The "lie" about what he said now, Elder explained, "has become an article of faith for Trump haters," and Joe Biden repeatedly has used it.

The article continued by portraying those who were recently arrested for their roles in the riot as victims:

But now a report from NBC News is explaining the day could become known for something else, too.

Felony charges brought against protesters six years after the fact, and after other prosecutors had rejected the cases.

The report said a grand jury, at the behest of the Albemarle County prosecutor, has indicted multiple people on charges of "carrying flaming torches with the intent to intimidate."

James Hingeley, the prosecutor, already has confirmed three defendants in such cases, William Zachary Smith, of Nacona, Texas; Tyler Bradley Dykes, of Bluffton, South Carolina; and Dallas Medina, of Ravenna, Ohio.

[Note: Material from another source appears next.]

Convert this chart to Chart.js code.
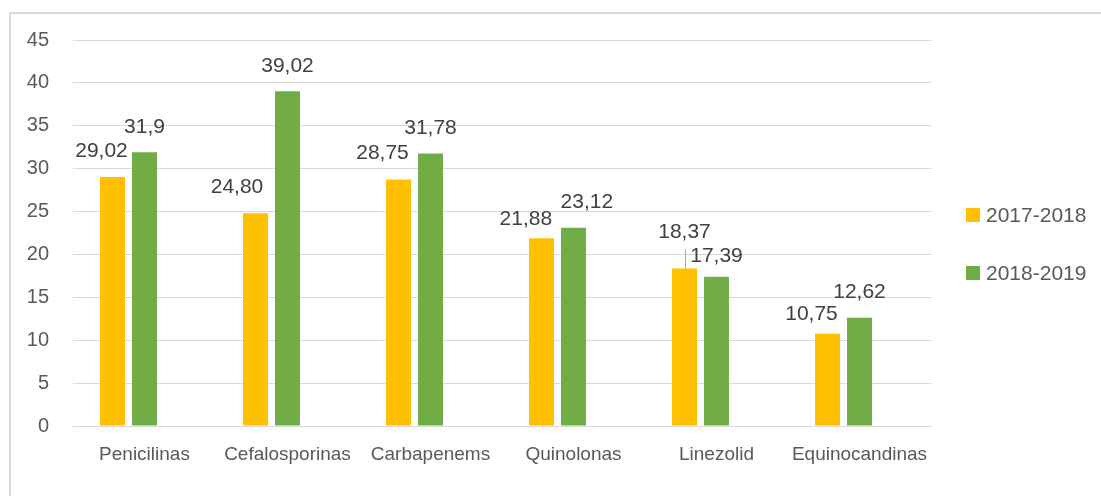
<!DOCTYPE html>
<html>
<head>
<meta charset="utf-8">
<script src="https://cdn.jsdelivr.net/npm/chart.js@4.4.0/dist/chart.umd.min.js"></script>
<style>
  html, body { margin: 0; padding: 0; background: #fff; }
  #wrap { position: relative; width: 1101px; height: 496px; }
</style>
</head>
<body>
<div id="wrap"><canvas id="grafico"></canvas></div>
<script>
// categorias e valores
const categorias = ["Penicilinas", "Cefalosporinas", "Carbapenems", "Quinolonas", "Linezolid", "Equinocandinas"];
const serie1 = [29.02, 24.80, 28.75, 21.88, 18.37, 10.75];
const serie2 = [31.9, 39.02, 31.78, 23.12, 17.39, 12.62];
const rotulos1 = ["29,02", "24,80", "28,75", "21,88", "18,37", "10,75"];
const rotulos2 = ["31,9", "39,02", "31,78", "23,12", "17,39", "12,62"];
const nomesSeries = ["2017-2018", "2018-2019"];
const ticksY = [0, 5, 10, 15, 20, 25, 30, 35, 40, 45];

// deslocamentos manuais dos rótulos (px): dx horizontal, dy acima do topo da barra
const desloc1 = [[-11, 25.5], [-18.5, 25.7], [-16, 26.5], [-15.7, 19.5], [0, 36], [-16, 20]];
const desloc2 = [[0, 25.5], [0, 25], [0, 25], [13.3, 25], [0, 20.6], [0, 25.6]];

const cores = ["#FFC000", "#70AD47"];

// borda externa (só topo e esquerda aparecem)
const borda = {
    id: "borda",
    beforeDraw(chart) {
        const c = chart.ctx;
        c.save();
        c.strokeStyle = "#d9d9d9";
        c.lineWidth = 2;
        c.beginPath();
        c.moveTo(10, 496);
        c.lineTo(10, 13);
        c.lineTo(1101, 13);
        c.stroke();
        c.restore();
    }
};

// rótulos de dados
const rotulos = {
    id: "rotulos",
    afterDatasetsDraw(chart) {
        const c = chart.ctx;
        c.save();
        c.font = "21px 'Liberation Sans', Arial, sans-serif";
        c.fillStyle = "#404040";
        c.textAlign = "center";
        c.textBaseline = "middle";
        [[rotulos1, desloc1], [rotulos2, desloc2]].forEach(([txt, desl], ds) => {
            const meta = chart.getDatasetMeta(ds);
            meta.data.forEach((bar, i) => {
                const x = bar.x + desl[i][0];
                const y = bar.y - desl[i][1];
                c.fillText(txt[i], x, y);
                if (desl[i][1] > 30) {
                    // linha guia
                    c.strokeStyle = "#a6a6a6";
                    c.lineWidth = 1;
                    c.beginPath();
                    c.moveTo(Math.round(bar.x) + 0.5, y + 17);
                    c.lineTo(Math.round(bar.x) + 0.5, bar.y);
                    c.stroke();
                }
            });
        });
        c.restore();
    }
};

// legenda desenhada à mão
const legenda = {
    id: "legenda",
    afterDraw(chart) {
        const c = chart.ctx;
        c.save();
        c.font = "21px 'Liberation Sans', Arial, sans-serif";
        c.textBaseline = "middle";
        nomesSeries.forEach((nome, i) => {
            const y = 215 + i * 58;
            c.fillStyle = cores[i];
            c.fillRect(966, y - 7, 14, 14);
            c.fillStyle = "#595959";
            c.fillText(nome, 986, y + 1);
        });
        c.restore();
    }
};

const ctx = document.getElementById("grafico").getContext("2d");
new Chart(ctx, {
    type: "bar",
    data: {
        labels: categorias,
        datasets: [
            { label: nomesSeries[0], data: serie1, backgroundColor: cores[0] },
            { label: nomesSeries[1], data: serie2, backgroundColor: cores[1] },
            { label: "", data: categorias.map(() => null), backgroundColor: "transparent" } // série vazia do original
        ]
    },
    options: {
        responsive: true,
        maintainAspectRatio: false,
        animation: false,
        categoryPercentage: 0.671,
        barPercentage: 0.78,
        layout: { padding: { left: 0, right: 170, top: 40, bottom: 0 } },
        plugins: {
            legend: { display: false },
            tooltip: { enabled: false }
        },
        scales: {
            x: {
                grid: { display: false, drawTicks: false },
                border: { color: "#d9d9d9", width: 1 },
                ticks: {
                    color: "#595959",
                    font: { family: "'Liberation Sans', Arial, sans-serif", size: 19 },
                    padding: 17,
                    maxRotation: 0
                },
                afterFit(scale) { scale.height = 70; }
            },
            y: {
                min: 0,
                max: 45,
                afterBuildTicks(scale) { scale.ticks = ticksY.map(v => ({ value: v })); },
                grid: { color: "#d9d9d9", drawTicks: false },
                border: { display: false },
                ticks: {
                    color: "#595959",
                    font: { family: "'Liberation Sans', Arial, sans-serif", size: 20 },
                    padding: 24
                },
                afterFit(scale) { scale.width = 73; }
            }
        }
    },
    plugins: [borda, rotulos, legenda]
});
</script>
</body>
</html>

Each is accused of one count of "burning an object with the intent of intimidating a person or group of people."

Actually, the report is from the NBC affiliate in Washington, D.C., not NBC News itself, and it's an Associated Press story, not an original report. But that's not the only bit of deficient research our anonymous WND writer did: there was no mention of the fact that there is no statute of limitations on felonies in Virginia, so the charges are perfectly legal. It also turns out Smith also faced a charge of maliciously releasing gas. Smith later accepted a plea deal in which the gas-release charge was dropped but the object-burning charge remained; WND did no story about this.

Dykes, meanwhile, has also been arrested in a 2020 vandalism spree in which multiple businesses were tagged with swastikas and the words "We Are Everywhere"; he was denied bond, and the vandalism investigation got Dykes kicked out of the Marine Corps Reserves.

These facts, of course, interfere with WND's attempts to perpetuate the lie and portray those being held accountable for their behavior as victims.